Thursday, February 22, 2024

Building An Emergency Fund While Paying Off Debt

By Tim Gamble

The top two financial goals for most folks should be setting aside an emergency fund, and paying off high-interest debt items such as most credit cards and car loans. Between the two, I would actually prioritize the emergency fund until you have at least $1,500 set aside. Dave Ramsey says $1,000, but his advice is from before the high inflation of the last few years. Other money experts suggest having an emergency fund of at least 3 to 6 months of expenses, but that is a large number and a daunting challenge for many. The $1,500 goal is more realistic. You can always add to it later. 

Don't stop making your minimum payments, of course, since late fees and penalty interest rates add up extremely fast. But put any extra money into the savings for now. Once you have that emergency fund of $1,500, then you can tackle your debt with extra payments. 

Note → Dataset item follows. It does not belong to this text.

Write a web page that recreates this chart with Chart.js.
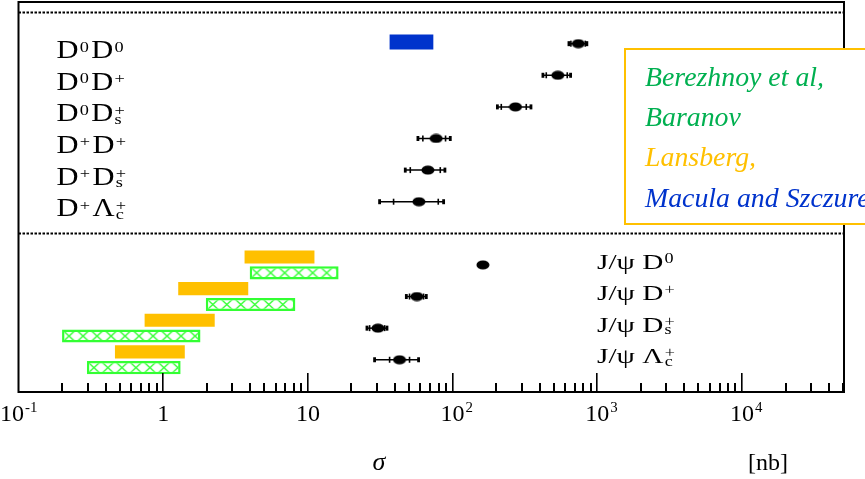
<!DOCTYPE html>
<html>
<head>
<meta charset="utf-8">
<script src="https://cdn.jsdelivr.net/npm/chart.js@4.4.0/dist/chart.umd.min.js"></script>
<style>
  html, body { margin: 0; padding: 0; background: #fff; }
  canvas { display: block; }
</style>
</head>
<body>
<canvas id="sigmaChart" width="865" height="479"></canvas>
<script>
// LHCb measured cross sections [nb]: central value, stat. range, total range
const ddLabels = ['D^0D^0', 'D^0D^+', 'D^0D_s^+', 'D^+D^+', 'D^+D_s^+', 'D^+Λ_c^+'];
const ddRows = [1, 2, 3, 4, 5, 6];
const ddSigma = [740, 534, 272, 77, 67.5, 58.5];
const ddStatLo = [657, 444, 217, 62.3, 51, 39.1];
const ddStatHi = [826, 620, 323, 89.4, 82.2, 79.6];
const ddTotLo = [637, 421, 204, 57.6, 47.1, 31.3];
const ddTotHi = [847, 654, 348, 96.4, 88.5, 86.7];

const psiLabels = ['J/ψ D^0', 'J/ψ D^+', 'J/ψ D_s^+', 'J/ψ Λ_c^+'];
const psiRows = [8, 9, 10, 11];
const psiSigma = [162, 56.7, 30.5, 43];
const psiStatLo = [158, 50.4, 26.7, 36.7];
const psiStatHi = [166, 63, 33.9, 50.4];
const psiTotLo = [154, 47.9, 25.6, 28.9];
const psiTotHi = [170, 65.8, 35.2, 58.2];

// theory predictions [nb]
const lansbergLo = [3.65, 1.27, 0.744, 0.464];
const lansbergHi = [11.1, 3.87, 2.27, 1.41];
const berezhnoyLo = [3.96, 1.97, 0.2, 0.297];
const berezhnoyHi = [16.3, 8.19, 1.81, 1.32];
const maculaLo = [36.7];
const maculaHi = [73.6];
const maculaRows = [0.95];

const xTickValues = [0.1, 1, 10, 100, 1000, 10000];
const xTickLabels = ['10^{-1}', '1', '10', '10^{2}', '10^{3}', '10^{4}'];

const legendLines = ['Berezhnoy et al,', 'Baranov', 'Lansberg,', 'Macula and Szczurek'];

const GREEN = '#00B050';
const HATCH = '#33FF33';
const ORANGE = '#FFC000';
const BLUE = '#0033CC';
const legendColors = [GREEN, GREEN, ORANGE, BLUE];
const SERIF = '"Liberation Serif", "DejaVu Serif", serif';

// black ellipse used as point marker
const dot = document.createElement('canvas');
dot.width = 14; dot.height = 10;
(function () {
    const g = dot.getContext('2d');
    g.fillStyle = '#000';
    g.beginPath();
    g.ellipse(7, 5, 6.5, 4.6, 0, 0, Math.PI * 2);
    g.fill();
})();

function hatch(ctx) {
    const chart = ctx.chart;
    if (!chart.chartArea || !ctx.raw) return '#fff';
    const c = document.createElement('canvas');
    c.width = 14; c.height = 13;
    const g = c.getContext('2d');
    g.fillStyle = '#fff';
    g.fillRect(0, 0, 14, 13);
    g.strokeStyle = HATCH;
    g.lineWidth = 1.3;
    g.beginPath();
    g.moveTo(0, 0); g.lineTo(14, 13);
    g.moveTo(14, 0); g.lineTo(0, 13);
    g.stroke();
    const p = chart.ctx.createPattern(c, 'repeat');
    const x0 = chart.scales.x.getPixelForValue(ctx.raw.x[0]);
    const y0 = chart.scales.y.getPixelForValue(ctx.raw.y) - 6.5;
    p.setTransform(new DOMMatrix([1, 0, 0, 1, x0, y0]));
    return p;
}

function parseRich(s) {
    const out = [];
    let i = 0;
    const grab = () => {
        if (s[i] === '{') {
            const j = s.indexOf('}', i);
            const t = s.slice(i + 1, j);
            i = j + 1;
            return t;
        }
        return s[i++];
    };
    while (i < s.length) {
        const c = s[i];
        if (c === '^') { i++; out.push({ sup: grab() }); }
        else if (c === '_') {
            i++;
            const tok = { sub: grab() };
            if (s[i] === '^') { i++; tok.sup = grab(); }
            out.push(tok);
        } else { out.push({ base: c }); i++; }
    }
    return out;
}

// draws (or just measures) text with super/subscripts, returns [baseWidth, totalWidth]
function richText(ctx, s, x, y, size, o, draw) {
    const small = size * (o.small || 0.52);
    const sx = o.sx || 1;
    let cx = 0, baseW = 0;
    ctx.save();
    ctx.translate(x, y);
    ctx.scale(sx, 1);
    ctx.textAlign = 'left';
    ctx.textBaseline = 'alphabetic';
    for (const t of parseRich(s)) {
        if (t.base !== undefined) {
            ctx.font = size + 'px ' + SERIF;
            if (draw) ctx.fillText(t.base, cx, 0);
            cx += ctx.measureText(t.base).width;
            baseW = cx;
        } else {
            ctx.font = small + 'px ' + SERIF;
            let w = 0;
            if (t.sup !== undefined) {
                if (draw) ctx.fillText(t.sup, cx + 1, -size * (o.rise || 0.27));
                w = Math.max(w, ctx.measureText(t.sup).width);
            }
            if (t.sub !== undefined) {
                if (draw) ctx.fillText(t.sub, cx + 1, size * 0.1);
                w = Math.max(w, ctx.measureText(t.sub).width);
            }
            cx += w + (o.gap || 2);
        }
    }
    ctx.restore();
    return [baseW * sx, cx * sx];
}

function errorBars(ctx, xs, ys, rows, sLo, sHi, tLo, tHi) {
    ctx.fillStyle = '#000';
    ctx.strokeStyle = '#000';
    ctx.lineWidth = 1.5;
    rows.forEach((r, i) => {
        const y = ys.getPixelForValue(r);
        const a = xs.getPixelForValue(tLo[i]), b = xs.getPixelForValue(tHi[i]);
        ctx.beginPath();
        ctx.moveTo(a, y); ctx.lineTo(b, y);
        ctx.stroke();
        [a, b].forEach(px => ctx.fillRect(px - 1.4, y - 2.5, 2.8, 5));
        [sLo[i], sHi[i]].forEach(v => {
            const px = xs.getPixelForValue(v);
            ctx.fillRect(px - 0.8, y - 3, 1.6, 6);
        });
    });
}

const decor = {
    id: 'decor',
    beforeDatasetsDraw(chart) {
        const ctx = chart.ctx, xs = chart.scales.x, ys = chart.scales.y;
        ctx.save();
        errorBars(ctx, xs, ys, ddRows, ddStatLo, ddStatHi, ddTotLo, ddTotHi);
        errorBars(ctx, xs, ys, psiRows, psiStatLo, psiStatHi, psiTotLo, psiTotHi);
        ctx.restore();
    },
    afterDraw(chart) {
        const ctx = chart.ctx, xs = chart.scales.x, ys = chart.scales.y;
        const { left, right, top, bottom } = chart.chartArea;
        ctx.save();

        // dotted separators
        ctx.strokeStyle = '#000';
        ctx.lineWidth = 2;
        ctx.setLineDash([2.5, 1.5]);
        [0, 7].forEach(v => {
            const y = Math.round(ys.getPixelForValue(v)) + 0.5;
            ctx.beginPath(); ctx.moveTo(left, y); ctx.lineTo(right, y); ctx.stroke();
        });
        ctx.setLineDash([]);

        // frame
        ctx.lineWidth = 2;
        ctx.beginPath();
        ctx.moveTo(left, top + 1); ctx.lineTo(right, top + 1);
        ctx.moveTo(left, top); ctx.lineTo(left, bottom + 1);
        ctx.moveTo(right, top); ctx.lineTo(right, bottom + 1);
        ctx.moveTo(left - 1, bottom); ctx.lineTo(right + 1, bottom);
        ctx.stroke();

        // tick marks pointing up into the plot
        for (let d = 0.1; d < xs.max; d *= 10) {
            for (let m = 1; m <= 9; m++) {
                const v = d * m;
                if (v > xs.max || v <= xs.min) continue;
                const px = Math.round(xs.getPixelForValue(v));
                const len = m === 1 ? 19 : 9;
                ctx.fillRect(px - 1, bottom - len, m === 1 ? 1.6 : 2, len);
            }
        }

        // tick labels
        ctx.fillStyle = '#000';
        xTickValues.forEach((v, i) => {
            const tx = xs.getPixelForValue(v);
            const opt = { small: 0.62, rise: 0.38, gap: 1 };
            const [bw, tw] = richText(ctx, xTickLabels[i], 0, 0, 24, opt, false);
            let x0 = tx - bw / 2;
            if (i === 0) x0 = Math.max(0, tx - tw / 2);
            richText(ctx, xTickLabels[i], x0, 421, 24, opt, true);
        });

        // axis titles
        ctx.font = 'italic 26px ' + SERIF;
        ctx.textAlign = 'center';
        ctx.textBaseline = 'alphabetic';
        ctx.fillText('σ', 379, 470);
        ctx.font = '24px ' + SERIF;
        ctx.textAlign = 'left';
        ctx.fillText('[nb]', 748, 470);

        // channel labels
        ddLabels.forEach((s, i) => {
            richText(ctx, s, 56.5, ys.getPixelForValue(ddRows[i]) + 14.6, 25, { sx: 1.22, small: 0.6, gap: 3 }, true);
        });
        psiLabels.forEach((s, i) => {
            richText(ctx, s, 597, ys.getPixelForValue(psiRows[i]) + 3.6, 22, { sx: 1.33, small: 0.62, gap: 2 }, true);
        });

        // theory legend box
        ctx.fillStyle = '#fff';
        ctx.fillRect(625, 49, 260, 175);
        ctx.strokeStyle = ORANGE;
        ctx.lineWidth = 2;
        ctx.strokeRect(625, 49, 260, 175);
        ctx.font = 'italic 26.5px ' + SERIF;
        ctx.textAlign = 'left';
        legendLines.forEach((t, i) => {
            ctx.save();
            ctx.translate(645, 85.7 + i * 40.3);
            ctx.scale(1.05, 1);
            ctx.fillStyle = legendColors[i];
            ctx.fillText(t, 0, 0);
            ctx.restore();
        });
        ctx.restore();
    }
};

const barOpts = { grouped: false, categoryPercentage: 1, borderSkipped: false };

new Chart(document.getElementById('sigmaChart').getContext('2d'), {
    type: 'bar',
    data: {
        datasets: [
            {
                label: 'Macula and Szczurek',
                data: maculaRows.map((r, i) => ({ x: [maculaLo[i], maculaHi[i]], y: r })),
                backgroundColor: BLUE,
                barPercentage: 0.95,
                ...barOpts
            },
            {
                label: 'Lansberg',
                data: psiRows.map((r, i) => ({ x: [lansbergLo[i], lansbergHi[i]], y: r - 0.25 })),
                backgroundColor: ORANGE,
                barPercentage: 0.83,
                ...barOpts
            },
            {
                label: 'Berezhnoy et al, Baranov',
                data: psiRows.map((r, i) => ({ x: [berezhnoyLo[i], berezhnoyHi[i]], y: r + 0.25 })),
                backgroundColor: hatch,
                borderColor: HATCH,
                borderWidth: 2.5,
                barPercentage: 0.83,
                ...barOpts
            },
            {
                type: 'scatter',
                label: 'LHCb',
                data: ddRows.map((r, i) => ({ x: ddSigma[i], y: r }))
                    .concat(psiRows.map((r, i) => ({ x: psiSigma[i], y: r }))),
                pointStyle: dot,
                pointRadius: 7
            }
        ]
    },
    options: {
        indexAxis: 'y',
        responsive: false,
        animation: false,
        layout: { autoPadding: false, padding: { left: 18.5, right: 21, top: 1, bottom: 87 } },
        scales: {
            x: {
                type: 'logarithmic',
                min: 0.1,
                max: 50700,
                offset: false,
                display: false
            },
            y: {
                type: 'linear',
                reverse: true,
                offset: false,
                min: -0.35,
                max: 12.02,
                display: false,
                afterBuildTicks: s => { s.ticks = ddRows.concat(psiRows).map(v => ({ value: v })); }
            }
        },
        plugins: {
            legend: { display: false },
            tooltip: { enabled: false }
        }
    },
    plugins: [decor]
});
</script>
</body>
</html>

Eliminating Debt and Building Savings Is Preparedness
Bad economic times are a part of most collapse scenarios that worry most preppers. And even if a full collapse never happens, can be certain of economic downturns and recessions in the future. Bad economic times are especially difficult for folks who live paycheck to paycheck (which is most of the middle class in America today), are in debt up to their eyeballs, and have little or no savings.  Debt – whether personal, business or government – is bad for many reasons (I'll talk about those reasons below). So, my personal advice to you (and to me) is to make paying of debt and building your savings a major part of your prepper activities.

In your personal life, work quickly towards eliminating consumer debt – credit cards, car loans, payday loans, personal loans, and installment plans. This will mean you have to put yourself on a budget and stick with it. It will mean putting off major purchases, avoiding impulse purchases, and **gasp** denying yourself luxury items. It may mean taking bag lunches to work. Or selling your car to get out of the loan, buying an older model with cash, or perhaps making do with only one. Consider having a major yard sale to raise some money, or try to find a second job. It will take time and sacrifice to eliminate debt in your life, but the benefits will be more than worth it.

Put the money somewhere safe, such as an savings account in a stable bank or credit union (do your own homework, or check with one of several companies that offer ratings on the soundness and safety of various financial institutions). Don't worry about getting the best possible interest rate. Safety and liquidity are the goals for your emergency savings, not growth.
Pro Tip: Check out Dave Ramsey's Baby Steps and read his the book Dave Ramsey's Complete Guide to Money for more on getting out of debt.
Debt Busting Idea #1 - Making payments on your vehicle?  Sell it and buy a more affordable vehicle with cash. Downsizing your vehicle to get out from under the loan is an idea Dave Ramsey often suggests to his listeners. If you can't get enough for your vehicle to pay off the entire loan, you will need to raise some extra cash using other ideas from this article. 

Debt Busting Idea #2 - If you own any "adult toys" such as ATVs, boats, sports cars, RVs, pool tables, dune buggies, hot tubs, motorcycles, or other big ticket items that you use only for recreation and entertainment, consider selling them and dedicating the proceeds to debt repayment. Same goes for any home gyms and expensive exercise equipment that you don't really use. Depending on what you have to sell, you may be able to raise anywhere from a few hundred dollars to several thousand dollars. That's a lot of debt you can pay off.

Q.  Why pay off debt if we are headed towards high inflation? 

Inflation is often used by some folks as an excuse to not pay off their debt. It may be true that by waiting to pay off debt, you will be paying it off with cheaper dollars. However, there are other considerations. For one, debt puts you, your family and your assets at risk. Pay off your debts now while you are employed and you run less risk of losing your home or other assets if you become unemployed later.

Also, debt can be very stressful, especially in difficult times, which can be a real detriment to your health, and to your ability to make calm decisions, at a time when you most need both.

Proverbs 22:7 "The rich rules over the poor, and the borrower is the slave of the lender." (NKJV)

Another reason is that debt can shackle you to your current job and circumstances, when what is really needed at a time like this is freedom and flexibility.

Additionally, people tend not to realize how fast interest, late fees, and other penalties can add up. You may be paying off your debt later with cheaper dollars, but still end up paying more in real terms because of all the added interest and penalties.

Finally, debtor's prisons are a thing of the past, but depending on what a future collapse looks like, they could return in the future. This is partially true if the future collapse includes a true police-state phase in which the Constitution and Bill of Rights are suspended or done away with completely.